DIRECTION » Find the lines holding the string "this" in the data, then copy all of them.

* * * * * * * * *

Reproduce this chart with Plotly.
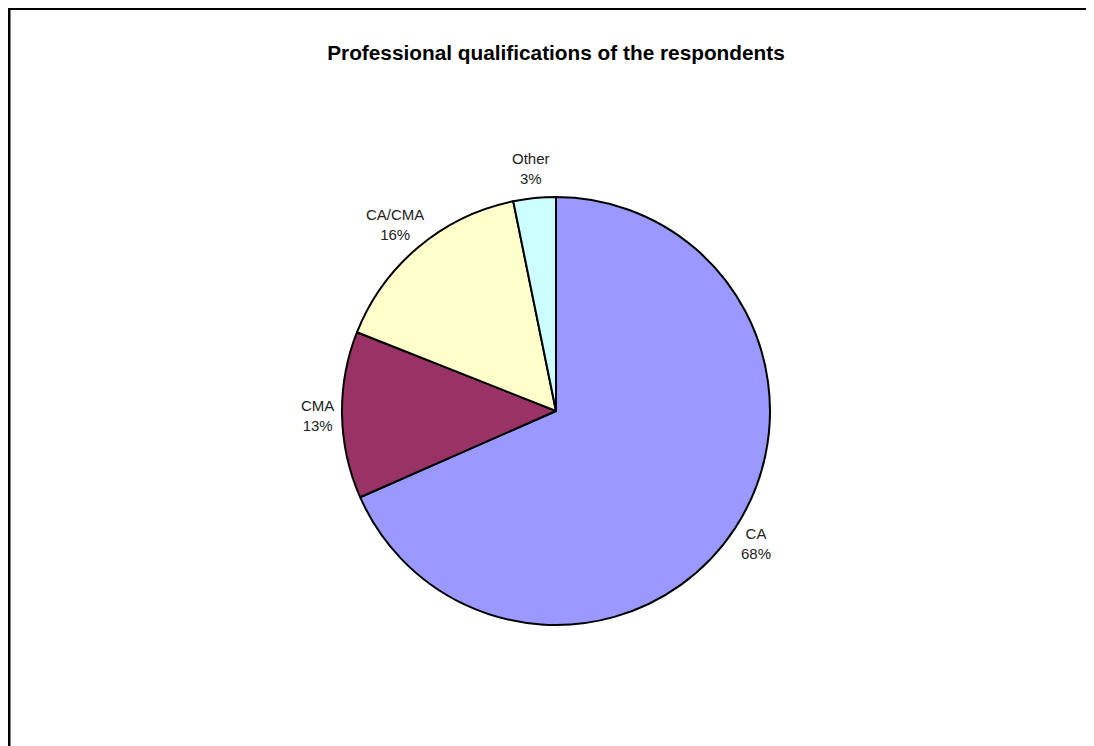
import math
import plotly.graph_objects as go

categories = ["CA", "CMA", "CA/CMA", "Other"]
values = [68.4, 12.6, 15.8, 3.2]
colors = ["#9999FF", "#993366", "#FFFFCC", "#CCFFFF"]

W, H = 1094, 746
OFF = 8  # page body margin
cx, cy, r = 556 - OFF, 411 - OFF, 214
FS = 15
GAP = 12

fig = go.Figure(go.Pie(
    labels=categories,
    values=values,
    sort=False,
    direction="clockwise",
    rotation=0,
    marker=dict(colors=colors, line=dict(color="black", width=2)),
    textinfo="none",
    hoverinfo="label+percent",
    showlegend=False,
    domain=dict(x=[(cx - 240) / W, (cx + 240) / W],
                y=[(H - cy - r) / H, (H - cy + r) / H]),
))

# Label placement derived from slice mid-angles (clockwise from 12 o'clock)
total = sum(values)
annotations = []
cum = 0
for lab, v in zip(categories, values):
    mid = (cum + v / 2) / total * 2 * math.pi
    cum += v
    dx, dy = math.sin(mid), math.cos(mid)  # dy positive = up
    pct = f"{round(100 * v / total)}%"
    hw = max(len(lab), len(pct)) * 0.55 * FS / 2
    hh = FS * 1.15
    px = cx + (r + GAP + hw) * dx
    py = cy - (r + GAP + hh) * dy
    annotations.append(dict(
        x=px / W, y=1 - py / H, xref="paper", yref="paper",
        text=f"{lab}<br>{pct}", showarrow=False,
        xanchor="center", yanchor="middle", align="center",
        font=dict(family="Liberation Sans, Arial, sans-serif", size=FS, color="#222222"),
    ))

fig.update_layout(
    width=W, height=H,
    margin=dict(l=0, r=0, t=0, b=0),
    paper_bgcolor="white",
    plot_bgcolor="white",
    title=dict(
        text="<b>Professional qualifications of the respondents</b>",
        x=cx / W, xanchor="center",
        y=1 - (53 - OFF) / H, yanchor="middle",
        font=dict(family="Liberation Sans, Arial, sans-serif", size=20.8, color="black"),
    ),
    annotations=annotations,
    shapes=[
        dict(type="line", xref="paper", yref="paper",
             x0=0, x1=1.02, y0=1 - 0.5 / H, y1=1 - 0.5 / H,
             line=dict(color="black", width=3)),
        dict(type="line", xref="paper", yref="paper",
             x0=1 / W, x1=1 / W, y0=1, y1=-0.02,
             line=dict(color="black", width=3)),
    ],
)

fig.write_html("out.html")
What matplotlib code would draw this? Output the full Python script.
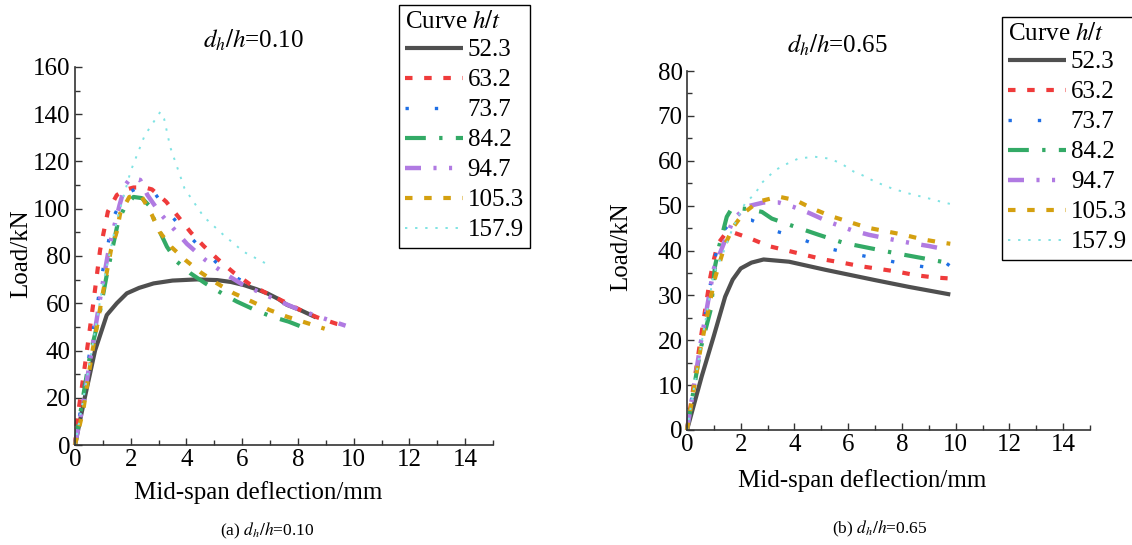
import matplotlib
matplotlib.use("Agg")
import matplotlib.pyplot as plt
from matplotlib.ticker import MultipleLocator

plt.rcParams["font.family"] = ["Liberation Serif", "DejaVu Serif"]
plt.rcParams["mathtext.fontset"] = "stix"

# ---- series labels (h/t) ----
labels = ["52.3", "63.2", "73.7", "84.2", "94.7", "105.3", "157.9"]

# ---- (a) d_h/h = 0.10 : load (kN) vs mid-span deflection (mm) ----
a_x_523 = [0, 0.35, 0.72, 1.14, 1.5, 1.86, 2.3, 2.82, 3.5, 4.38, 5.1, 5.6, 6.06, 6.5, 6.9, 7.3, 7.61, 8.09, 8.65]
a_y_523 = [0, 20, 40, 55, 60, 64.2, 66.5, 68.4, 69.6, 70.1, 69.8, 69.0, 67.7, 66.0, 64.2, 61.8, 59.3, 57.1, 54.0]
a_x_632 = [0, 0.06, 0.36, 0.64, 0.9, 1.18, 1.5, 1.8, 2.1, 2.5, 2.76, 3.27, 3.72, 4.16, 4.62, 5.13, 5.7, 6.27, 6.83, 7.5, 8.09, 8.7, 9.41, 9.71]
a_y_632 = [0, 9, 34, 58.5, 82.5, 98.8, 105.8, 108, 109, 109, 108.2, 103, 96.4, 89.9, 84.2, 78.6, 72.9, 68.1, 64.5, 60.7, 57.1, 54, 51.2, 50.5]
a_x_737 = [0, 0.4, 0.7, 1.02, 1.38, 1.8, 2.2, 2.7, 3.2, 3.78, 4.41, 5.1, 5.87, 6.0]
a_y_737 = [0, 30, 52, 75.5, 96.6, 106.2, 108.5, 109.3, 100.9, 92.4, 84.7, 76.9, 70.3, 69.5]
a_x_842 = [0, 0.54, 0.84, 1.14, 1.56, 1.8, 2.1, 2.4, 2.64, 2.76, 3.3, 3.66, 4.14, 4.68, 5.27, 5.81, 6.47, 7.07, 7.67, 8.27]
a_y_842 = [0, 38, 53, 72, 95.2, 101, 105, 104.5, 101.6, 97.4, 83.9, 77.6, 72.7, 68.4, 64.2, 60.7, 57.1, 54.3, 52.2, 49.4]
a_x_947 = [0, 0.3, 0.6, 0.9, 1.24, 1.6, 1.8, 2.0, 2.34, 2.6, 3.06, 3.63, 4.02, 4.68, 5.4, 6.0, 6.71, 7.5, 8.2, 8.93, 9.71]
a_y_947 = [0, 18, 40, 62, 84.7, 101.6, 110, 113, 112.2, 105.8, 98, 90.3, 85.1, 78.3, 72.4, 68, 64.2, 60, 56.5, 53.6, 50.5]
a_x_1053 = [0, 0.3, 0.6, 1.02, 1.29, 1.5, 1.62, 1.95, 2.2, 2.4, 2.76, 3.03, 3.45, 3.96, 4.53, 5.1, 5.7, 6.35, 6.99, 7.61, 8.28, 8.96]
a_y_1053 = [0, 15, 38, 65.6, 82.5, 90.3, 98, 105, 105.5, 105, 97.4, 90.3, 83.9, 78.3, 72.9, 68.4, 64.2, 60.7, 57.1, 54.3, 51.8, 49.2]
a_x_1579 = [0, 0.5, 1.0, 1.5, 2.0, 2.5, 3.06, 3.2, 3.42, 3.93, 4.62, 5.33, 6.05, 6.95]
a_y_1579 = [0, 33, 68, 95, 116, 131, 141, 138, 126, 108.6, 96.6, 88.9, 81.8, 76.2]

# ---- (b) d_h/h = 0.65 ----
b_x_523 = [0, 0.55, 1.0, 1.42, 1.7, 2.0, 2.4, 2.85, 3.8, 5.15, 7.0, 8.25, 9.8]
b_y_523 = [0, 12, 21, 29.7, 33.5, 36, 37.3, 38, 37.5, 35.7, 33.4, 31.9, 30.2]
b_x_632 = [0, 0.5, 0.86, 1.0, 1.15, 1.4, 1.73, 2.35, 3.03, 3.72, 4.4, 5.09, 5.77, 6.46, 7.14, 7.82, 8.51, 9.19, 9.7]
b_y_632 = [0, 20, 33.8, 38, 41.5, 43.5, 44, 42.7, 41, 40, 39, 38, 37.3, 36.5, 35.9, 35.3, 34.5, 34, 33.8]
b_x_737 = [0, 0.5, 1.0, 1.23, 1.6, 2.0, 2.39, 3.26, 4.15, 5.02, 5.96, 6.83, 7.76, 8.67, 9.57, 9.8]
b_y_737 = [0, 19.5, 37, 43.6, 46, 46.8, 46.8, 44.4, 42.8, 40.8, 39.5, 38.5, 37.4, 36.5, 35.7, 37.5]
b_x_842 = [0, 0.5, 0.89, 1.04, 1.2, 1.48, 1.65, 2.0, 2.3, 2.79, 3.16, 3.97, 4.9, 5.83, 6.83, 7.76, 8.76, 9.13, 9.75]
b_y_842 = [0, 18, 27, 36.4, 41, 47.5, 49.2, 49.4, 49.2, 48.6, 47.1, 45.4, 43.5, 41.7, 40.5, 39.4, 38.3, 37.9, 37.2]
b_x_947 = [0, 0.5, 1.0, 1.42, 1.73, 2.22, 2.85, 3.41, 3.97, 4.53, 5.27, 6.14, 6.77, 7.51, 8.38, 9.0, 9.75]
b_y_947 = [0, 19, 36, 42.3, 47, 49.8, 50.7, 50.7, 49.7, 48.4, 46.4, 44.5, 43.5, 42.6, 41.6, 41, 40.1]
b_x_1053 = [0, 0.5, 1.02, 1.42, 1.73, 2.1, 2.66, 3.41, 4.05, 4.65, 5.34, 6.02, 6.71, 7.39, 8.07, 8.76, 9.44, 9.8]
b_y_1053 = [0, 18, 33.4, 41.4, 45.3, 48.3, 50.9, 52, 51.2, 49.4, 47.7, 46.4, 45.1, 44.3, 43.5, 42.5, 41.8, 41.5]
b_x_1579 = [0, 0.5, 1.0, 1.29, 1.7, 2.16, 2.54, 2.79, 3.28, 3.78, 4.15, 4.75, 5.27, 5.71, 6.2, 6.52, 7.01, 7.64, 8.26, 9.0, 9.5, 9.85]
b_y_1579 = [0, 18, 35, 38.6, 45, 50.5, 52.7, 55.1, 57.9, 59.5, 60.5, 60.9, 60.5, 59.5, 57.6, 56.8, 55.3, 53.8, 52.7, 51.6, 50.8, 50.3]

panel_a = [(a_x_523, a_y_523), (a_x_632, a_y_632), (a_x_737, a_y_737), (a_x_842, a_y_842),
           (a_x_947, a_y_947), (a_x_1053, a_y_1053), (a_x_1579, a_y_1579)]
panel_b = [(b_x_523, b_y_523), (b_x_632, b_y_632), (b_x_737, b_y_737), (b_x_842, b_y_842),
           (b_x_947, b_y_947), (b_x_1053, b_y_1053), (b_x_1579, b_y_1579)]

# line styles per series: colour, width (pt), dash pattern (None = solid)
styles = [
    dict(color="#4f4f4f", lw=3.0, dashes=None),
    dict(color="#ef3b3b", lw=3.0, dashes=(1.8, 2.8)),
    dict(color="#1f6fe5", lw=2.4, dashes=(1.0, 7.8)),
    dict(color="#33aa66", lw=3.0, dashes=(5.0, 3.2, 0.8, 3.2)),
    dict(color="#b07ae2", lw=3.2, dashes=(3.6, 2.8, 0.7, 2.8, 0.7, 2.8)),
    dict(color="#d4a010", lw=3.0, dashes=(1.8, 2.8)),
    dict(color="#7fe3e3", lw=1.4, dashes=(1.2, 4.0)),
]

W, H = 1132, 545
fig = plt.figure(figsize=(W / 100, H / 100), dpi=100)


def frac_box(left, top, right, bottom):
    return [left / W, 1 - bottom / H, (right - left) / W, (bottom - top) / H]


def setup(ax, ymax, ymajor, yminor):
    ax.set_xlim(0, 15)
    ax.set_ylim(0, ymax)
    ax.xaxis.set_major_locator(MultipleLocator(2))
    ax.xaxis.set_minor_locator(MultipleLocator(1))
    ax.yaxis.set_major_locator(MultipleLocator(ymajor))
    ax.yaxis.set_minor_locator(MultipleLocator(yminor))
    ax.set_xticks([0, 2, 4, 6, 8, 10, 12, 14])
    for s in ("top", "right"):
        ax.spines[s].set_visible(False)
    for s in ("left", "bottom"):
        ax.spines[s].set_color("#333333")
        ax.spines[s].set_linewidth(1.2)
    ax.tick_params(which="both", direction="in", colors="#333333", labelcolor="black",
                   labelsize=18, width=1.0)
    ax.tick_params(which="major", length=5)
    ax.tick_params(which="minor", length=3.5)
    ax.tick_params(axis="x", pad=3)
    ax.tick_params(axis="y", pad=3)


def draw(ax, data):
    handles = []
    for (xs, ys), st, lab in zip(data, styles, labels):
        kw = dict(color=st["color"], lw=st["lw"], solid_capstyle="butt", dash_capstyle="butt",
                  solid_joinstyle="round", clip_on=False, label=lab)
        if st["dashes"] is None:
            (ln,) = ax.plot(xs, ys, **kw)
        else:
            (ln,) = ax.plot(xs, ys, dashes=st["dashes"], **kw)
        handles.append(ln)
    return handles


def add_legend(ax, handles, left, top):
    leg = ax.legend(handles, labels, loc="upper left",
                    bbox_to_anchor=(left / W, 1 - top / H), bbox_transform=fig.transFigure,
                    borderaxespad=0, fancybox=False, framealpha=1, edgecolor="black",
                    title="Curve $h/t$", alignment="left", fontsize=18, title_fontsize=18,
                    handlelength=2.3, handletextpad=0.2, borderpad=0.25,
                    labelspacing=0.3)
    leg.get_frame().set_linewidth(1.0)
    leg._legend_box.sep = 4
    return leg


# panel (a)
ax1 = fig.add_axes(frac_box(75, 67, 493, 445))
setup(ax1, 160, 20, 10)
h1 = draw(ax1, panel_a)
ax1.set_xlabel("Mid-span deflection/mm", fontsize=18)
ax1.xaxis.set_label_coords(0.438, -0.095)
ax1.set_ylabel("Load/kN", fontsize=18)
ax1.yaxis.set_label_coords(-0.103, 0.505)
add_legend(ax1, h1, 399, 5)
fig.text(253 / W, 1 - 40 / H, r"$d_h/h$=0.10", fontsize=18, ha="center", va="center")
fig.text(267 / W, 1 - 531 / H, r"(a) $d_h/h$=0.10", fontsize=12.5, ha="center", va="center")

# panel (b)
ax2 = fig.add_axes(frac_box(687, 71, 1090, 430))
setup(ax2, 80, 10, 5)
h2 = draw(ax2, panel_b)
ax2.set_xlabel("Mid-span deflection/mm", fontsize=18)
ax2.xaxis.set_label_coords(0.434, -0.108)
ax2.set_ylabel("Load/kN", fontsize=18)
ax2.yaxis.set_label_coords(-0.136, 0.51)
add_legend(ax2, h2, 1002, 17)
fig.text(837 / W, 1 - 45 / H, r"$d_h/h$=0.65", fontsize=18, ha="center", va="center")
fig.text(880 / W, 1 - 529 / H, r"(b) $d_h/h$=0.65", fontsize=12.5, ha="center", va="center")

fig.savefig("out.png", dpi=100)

* * * * * * * * *

FULL RESPONSE »
Reproduce this chart with Plotly.
What matplotlib code would draw this? Output the full Python script.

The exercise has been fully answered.